Carrier writes that “to understand Stephan’s recent individual paintings, you need to see how they relate to each other and the exhibition space. Only then does his play between surfaces, emphasized by the lace-like textures and his ambiguously abstract windows, become apparent. Under the spell of Mondrian, the American Abstract Artists created a great deal of geometric painting that never went anywhere. And so it was natural for the art world to write off this tradition. But this exhibition shows that that was a mistake. Not the least of Stephan’s achievements is to show that a moribund style of abstraction has enormous, as yet unexplored potential.”
We also found a wide-ranging conversation between Stephen and Phong Bui in The Brooklyn Rail (Sept. 3, 2012) including his reaction to a particular piece of criticism:
"I remember an early review when I moved to New York, which said that the work gave, it took back, it proposed, it undermined, it suggested, and then it refused to complete the thought. I was reading this list of equivocations basically, and I thought, this is excellent, I can’t believe somebody is getting my vacillations as subject. And at the end he said: And for that reason the work is a failure. And I thought, oh, this is going to be a rocky road. What people really want is the declarative, assertive kind of work, and if some people considered it a failure, then I would take that as sufficiently instructive. I also thought, ah, that’s life."
For more from the artist, go to garystephanstudio.com
Female Artists and Fiber
10th Street Gallery is featuring the work of Diane Williams of Jackson, Miss., Edna Patterson-Petty of East St.
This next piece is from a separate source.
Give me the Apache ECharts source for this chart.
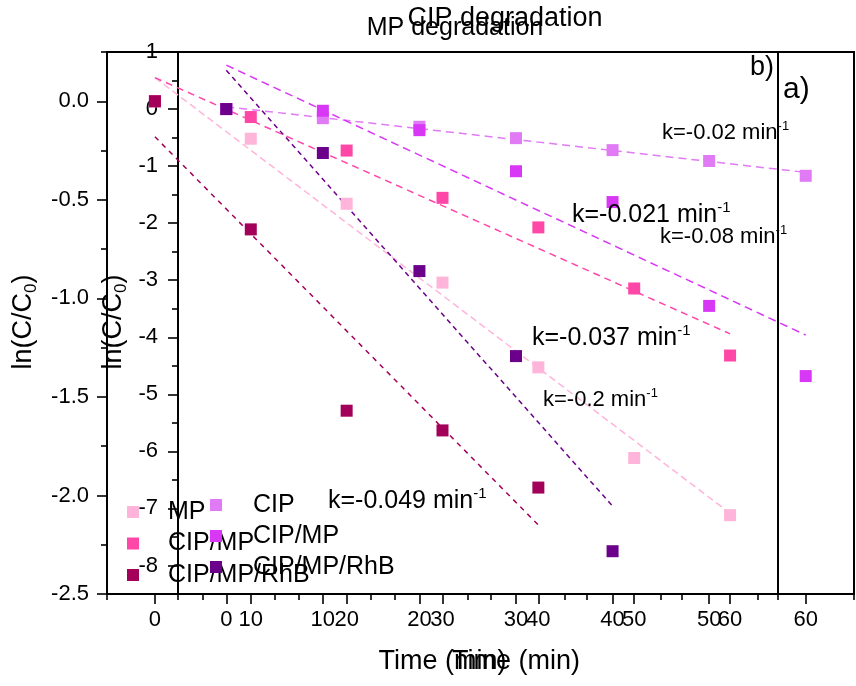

Louis, Is’Mima Nebt’Kata of St. Louis and Gundia Lock-Clay to St. Louis
The opening reception is 2-4 p.m. March 8 and the exhibit is up through April 12. The gallery is at 419 N. 10th St.
Summer really has to be coming
Muny season tickets go on sale March 8.
But winter requires reheated soup
Last week, we gave a little shout out to St. Louis Soup Across the Delmar Divide. But March 2 turned into one of those “listen to the sleet and make your own soup” days.
So the event will be March 9 at 3 p.m. at the Sanctuary, 4449 Red Bud Ave.
As noted last week, this is an effort of the Anti-Defamation League, the Missouri History Museum and the Pulitzer Foundation for the Arts to gather ideas to “activate our city and bridge racial and socio-economic divisions in the community surrounding Delmar Boulevard.”
People who come, donate $10 for refreshments, which include soup, and then vote for their favorite among the proposals. All of the money raised goes to the winning idea.
RSVP to delmardivide.eventbrite.com/#
The CAM model
Beatrix Ruf, director and chief curator of the Kunsthalle Zürich, and Amy Sadao, director of the Institute of Contemporary Art at the University of Pennsylvania, Philadelphia will discuss how non-collecting museums work in the U.S. and elsewhere.
The event is at 7 p.m. March 10, at the Contemporary Art Museum, 3750 Washington Bvd., 63108.